== DIRECTIONS FOR THIS TASK ==
Every line below should be copied exactly; drop the pictures.

** Begin DATA BLOCK **

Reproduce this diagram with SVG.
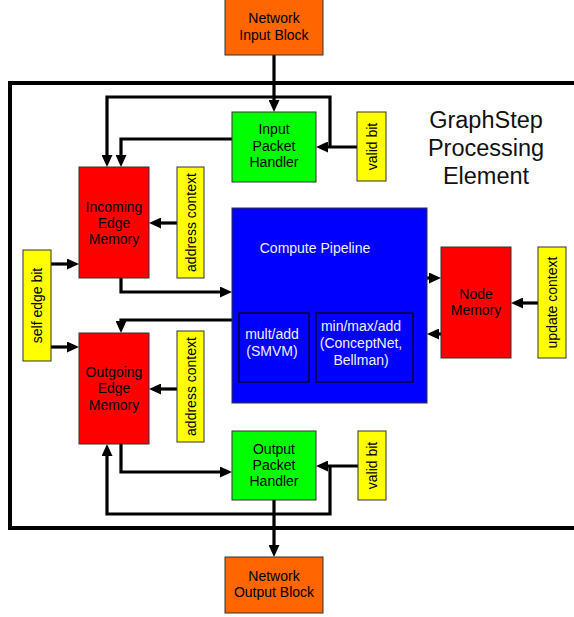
<svg xmlns="http://www.w3.org/2000/svg" width="574" height="617" viewBox="0 0 574 617">
  <style>
    .box { stroke: #333333; stroke-width: 1; }
    .net { fill: #FF6600; }
    .pkt { fill: #00FF00; }
    .mem { fill: #FF0000; }
    .ctx { fill: #FFFF00; }
    .cpu { fill: #0000FF; }
    .sub { fill: #0000FF; stroke: #000000; stroke-width: 1.2; }
    text { font-family: "Liberation Sans", Arial, sans-serif; font-size: 14px; fill: #000000; text-anchor: middle; }
    .light { fill: #F0F0F0; }
    .title { font-size: 23.5px; fill: #111111; }
    .wire { fill: none; stroke: #000000; stroke-width: 3.2; stroke-linejoin: miter; }
  </style>
  <defs>
    <marker id="arrow" viewBox="0 0 12 11" refX="6" refY="5.5" markerWidth="12" markerHeight="11" markerUnits="userSpaceOnUse" orient="auto">
      <path d="M0,0 L12,5.5 L0,11 Z" fill="#000000"/>
    </marker>
  </defs>

  <rect width="574" height="617" fill="#FFFFFF"/>

  <!-- processing element frame -->
  <rect x="10" y="83" width="600" height="445" fill="none" stroke="#000000" stroke-width="4"/>

  <g id="title">
    <text class="title" x="486" y="128">GraphStep</text>
    <text class="title" x="486" y="156">Processing</text>
    <text class="title" x="486" y="184">Element</text>
  </g>

  <g id="connectors">
    <path class="wire" d="M274,55 V106" marker-end="url(#arrow)"/>
    <path class="wire" d="M357,147 H322" marker-end="url(#arrow)"/>
    <path class="wire" d="M330,147 V97 H107 V161" marker-end="url(#arrow)"/>
    <path class="wire" d="M232,139 H121 V161" marker-end="url(#arrow)"/>
    <path class="wire" d="M177,223 H155" marker-end="url(#arrow)"/>
    <path class="wire" d="M51,264 H73" marker-end="url(#arrow)"/>
    <path class="wire" d="M51,347 H73" marker-end="url(#arrow)"/>
    <path class="wire" d="M121,278 V292 H226" marker-end="url(#arrow)"/>
    <path class="wire" d="M232,320 H121 V327" marker-end="url(#arrow)"/>
    <path class="wire" d="M177,389 H155" marker-end="url(#arrow)"/>
    <path class="wire" d="M427,278 H435" marker-end="url(#arrow)"/>
    <path class="wire" d="M441,334 H433" marker-end="url(#arrow)"/>
    <path class="wire" d="M538,303 H517" marker-end="url(#arrow)"/>
    <path class="wire" d="M121,444 V472 H226" marker-end="url(#arrow)"/>
    <path class="wire" d="M358,466 H322" marker-end="url(#arrow)"/>
    <path class="wire" d="M330,466 V514 H107 V450" marker-end="url(#arrow)"/>
    <path class="wire" d="M274,500 V551" marker-end="url(#arrow)"/>
  </g>

  <g id="network-input">
    <rect class="box net" x="225" y="-1" width="98" height="56"/>
    <text x="274" y="23">Network</text>
    <text x="274" y="40">Input Block</text>
  </g>

  <g id="input-packet-handler">
    <rect class="box pkt" x="232" y="112" width="84" height="70"/>
    <text x="274" y="134">Input</text>
    <text x="274" y="151">Packet</text>
    <text x="274" y="167">Handler</text>
  </g>

  <g id="input-valid-bit">
    <rect class="box ctx" x="357" y="112" width="29" height="69"/>
    <text transform="translate(376.5,146.5) rotate(-90)">valid bit</text>
  </g>

  <g id="incoming-edge-memory">
    <rect class="box mem" x="79" y="167" width="70" height="111"/>
    <text x="114" y="212">Incoming</text>
    <text x="114" y="228">Edge</text>
    <text x="114" y="244">Memory</text>
  </g>

  <g id="incoming-address-context">
    <rect class="box ctx" x="177" y="167" width="27" height="111"/>
    <text transform="translate(195.5,222.5) rotate(-90)">address context</text>
  </g>

  <g id="self-edge-bit">
    <rect class="box ctx" x="23" y="250" width="28" height="111"/>
    <text transform="translate(42,305.5) rotate(-90)">self edge bit</text>
  </g>

  <g id="outgoing-edge-memory">
    <rect class="box mem" x="79" y="333" width="70" height="111"/>
    <text x="114" y="377">Outgoing</text>
    <text x="114" y="393">Edge</text>
    <text x="114" y="410">Memory</text>
  </g>

  <g id="outgoing-address-context">
    <rect class="box ctx" x="177" y="331" width="27" height="111"/>
    <text transform="translate(195.5,386.5) rotate(-90)">address context</text>
  </g>

  <g id="compute-pipeline">
    <rect class="box cpu" x="232" y="208" width="195" height="195"/>
    <text class="light" x="315" y="253">Compute Pipeline</text>
    <rect class="sub" x="239" y="313" width="70" height="69"/>
    <text class="light" x="272" y="339">mult/add</text>
    <text class="light" x="272" y="356">(SMVM)</text>
    <rect class="sub" x="316" y="313" width="97" height="69"/>
    <text class="light" x="361" y="331">min/max/add</text>
    <text class="light" x="361" y="348">(ConceptNet,</text>
    <text class="light" x="361" y="365">Bellman)</text>
  </g>

  <g id="node-memory">
    <rect class="box mem" x="441" y="247" width="70" height="111"/>
    <text x="476" y="299">Node</text>
    <text x="476" y="315">Memory</text>
  </g>

  <g id="update-context">
    <rect class="box ctx" x="538" y="247" width="28" height="111"/>
    <text transform="translate(557,302.5) rotate(-90)">update context</text>
  </g>

  <g id="output-packet-handler">
    <rect class="box pkt" x="232" y="431" width="84" height="69"/>
    <text x="274" y="454">Output</text>
    <text x="274" y="470">Packet</text>
    <text x="274" y="486">Handler</text>
  </g>

  <g id="output-valid-bit">
    <rect class="box ctx" x="358" y="431" width="28" height="69"/>
    <text transform="translate(377,465.5) rotate(-90)">valid bit</text>
  </g>

  <g id="network-output">
    <rect class="box net" x="225" y="557" width="98" height="56"/>
    <text x="274" y="581">Network</text>
    <text x="274" y="597">Output Block</text>
  </g>
</svg>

** End DATA BLOCK **

== FULL OUTPUT ==
Reproduce this diagram with SVG.
<svg xmlns="http://www.w3.org/2000/svg" width="574" height="617" viewBox="0 0 574 617">
  <style>
    .box { stroke: #333333; stroke-width: 1; }
    .net { fill: #FF6600; }
    .pkt { fill: #00FF00; }
    .mem { fill: #FF0000; }
    .ctx { fill: #FFFF00; }
    .cpu { fill: #0000FF; }
    .sub { fill: #0000FF; stroke: #000000; stroke-width: 1.2; }
    text { font-family: "Liberation Sans", Arial, sans-serif; font-size: 14px; fill: #000000; text-anchor: middle; }
    .light { fill: #F0F0F0; }
    .title { font-size: 23.5px; fill: #111111; }
    .wire { fill: none; stroke: #000000; stroke-width: 3.2; stroke-linejoin: miter; }
  </style>
  <defs>
    <marker id="arrow" viewBox="0 0 12 11" refX="6" refY="5.5" markerWidth="12" markerHeight="11" markerUnits="userSpaceOnUse" orient="auto">
      <path d="M0,0 L12,5.5 L0,11 Z" fill="#000000"/>
    </marker>
  </defs>

  <rect width="574" height="617" fill="#FFFFFF"/>

  <!-- processing element frame -->
  <rect x="10" y="83" width="600" height="445" fill="none" stroke="#000000" stroke-width="4"/>

  <g id="title">
    <text class="title" x="486" y="128">GraphStep</text>
    <text class="title" x="486" y="156">Processing</text>
    <text class="title" x="486" y="184">Element</text>
  </g>

  <g id="connectors">
    <path class="wire" d="M274,55 V106" marker-end="url(#arrow)"/>
    <path class="wire" d="M357,147 H322" marker-end="url(#arrow)"/>
    <path class="wire" d="M330,147 V97 H107 V161" marker-end="url(#arrow)"/>
    <path class="wire" d="M232,139 H121 V161" marker-end="url(#arrow)"/>
    <path class="wire" d="M177,223 H155" marker-end="url(#arrow)"/>
    <path class="wire" d="M51,264 H73" marker-end="url(#arrow)"/>
    <path class="wire" d="M51,347 H73" marker-end="url(#arrow)"/>
    <path class="wire" d="M121,278 V292 H226" marker-end="url(#arrow)"/>
    <path class="wire" d="M232,320 H121 V327" marker-end="url(#arrow)"/>
    <path class="wire" d="M177,389 H155" marker-end="url(#arrow)"/>
    <path class="wire" d="M427,278 H435" marker-end="url(#arrow)"/>
    <path class="wire" d="M441,334 H433" marker-end="url(#arrow)"/>
    <path class="wire" d="M538,303 H517" marker-end="url(#arrow)"/>
    <path class="wire" d="M121,444 V472 H226" marker-end="url(#arrow)"/>
    <path class="wire" d="M358,466 H322" marker-end="url(#arrow)"/>
    <path class="wire" d="M330,466 V514 H107 V450" marker-end="url(#arrow)"/>
    <path class="wire" d="M274,500 V551" marker-end="url(#arrow)"/>
  </g>

  <g id="network-input">
    <rect class="box net" x="225" y="-1" width="98" height="56"/>
    <text x="274" y="23">Network</text>
    <text x="274" y="40">Input Block</text>
  </g>

  <g id="input-packet-handler">
    <rect class="box pkt" x="232" y="112" width="84" height="70"/>
    <text x="274" y="134">Input</text>
    <text x="274" y="151">Packet</text>
    <text x="274" y="167">Handler</text>
  </g>

  <g id="input-valid-bit">
    <rect class="box ctx" x="357" y="112" width="29" height="69"/>
    <text transform="translate(376.5,146.5) rotate(-90)">valid bit</text>
  </g>

  <g id="incoming-edge-memory">
    <rect class="box mem" x="79" y="167" width="70" height="111"/>
    <text x="114" y="212">Incoming</text>
    <text x="114" y="228">Edge</text>
    <text x="114" y="244">Memory</text>
  </g>

  <g id="incoming-address-context">
    <rect class="box ctx" x="177" y="167" width="27" height="111"/>
    <text transform="translate(195.5,222.5) rotate(-90)">address context</text>
  </g>

  <g id="self-edge-bit">
    <rect class="box ctx" x="23" y="250" width="28" height="111"/>
    <text transform="translate(42,305.5) rotate(-90)">self edge bit</text>
  </g>

  <g id="outgoing-edge-memory">
    <rect class="box mem" x="79" y="333" width="70" height="111"/>
    <text x="114" y="377">Outgoing</text>
    <text x="114" y="393">Edge</text>
    <text x="114" y="410">Memory</text>
  </g>

  <g id="outgoing-address-context">
    <rect class="box ctx" x="177" y="331" width="27" height="111"/>
    <text transform="translate(195.5,386.5) rotate(-90)">address context</text>
  </g>

  <g id="compute-pipeline">
    <rect class="box cpu" x="232" y="208" width="195" height="195"/>
    <text class="light" x="315" y="253">Compute Pipeline</text>
    <rect class="sub" x="239" y="313" width="70" height="69"/>
    <text class="light" x="272" y="339">mult/add</text>
    <text class="light" x="272" y="356">(SMVM)</text>
    <rect class="sub" x="316" y="313" width="97" height="69"/>
    <text class="light" x="361" y="331">min/max/add</text>
    <text class="light" x="361" y="348">(ConceptNet,</text>
    <text class="light" x="361" y="365">Bellman)</text>
  </g>

  <g id="node-memory">
    <rect class="box mem" x="441" y="247" width="70" height="111"/>
    <text x="476" y="299">Node</text>
    <text x="476" y="315">Memory</text>
  </g>

  <g id="update-context">
    <rect class="box ctx" x="538" y="247" width="28" height="111"/>
    <text transform="translate(557,302.5) rotate(-90)">update context</text>
  </g>

  <g id="output-packet-handler">
    <rect class="box pkt" x="232" y="431" width="84" height="69"/>
    <text x="274" y="454">Output</text>
    <text x="274" y="470">Packet</text>
    <text x="274" y="486">Handler</text>
  </g>

  <g id="output-valid-bit">
    <rect class="box ctx" x="358" y="431" width="28" height="69"/>
    <text transform="translate(377,465.5) rotate(-90)">valid bit</text>
  </g>

  <g id="network-output">
    <rect class="box net" x="225" y="557" width="98" height="56"/>
    <text x="274" y="581">Network</text>
    <text x="274" y="597">Output Block</text>
  </g>
</svg>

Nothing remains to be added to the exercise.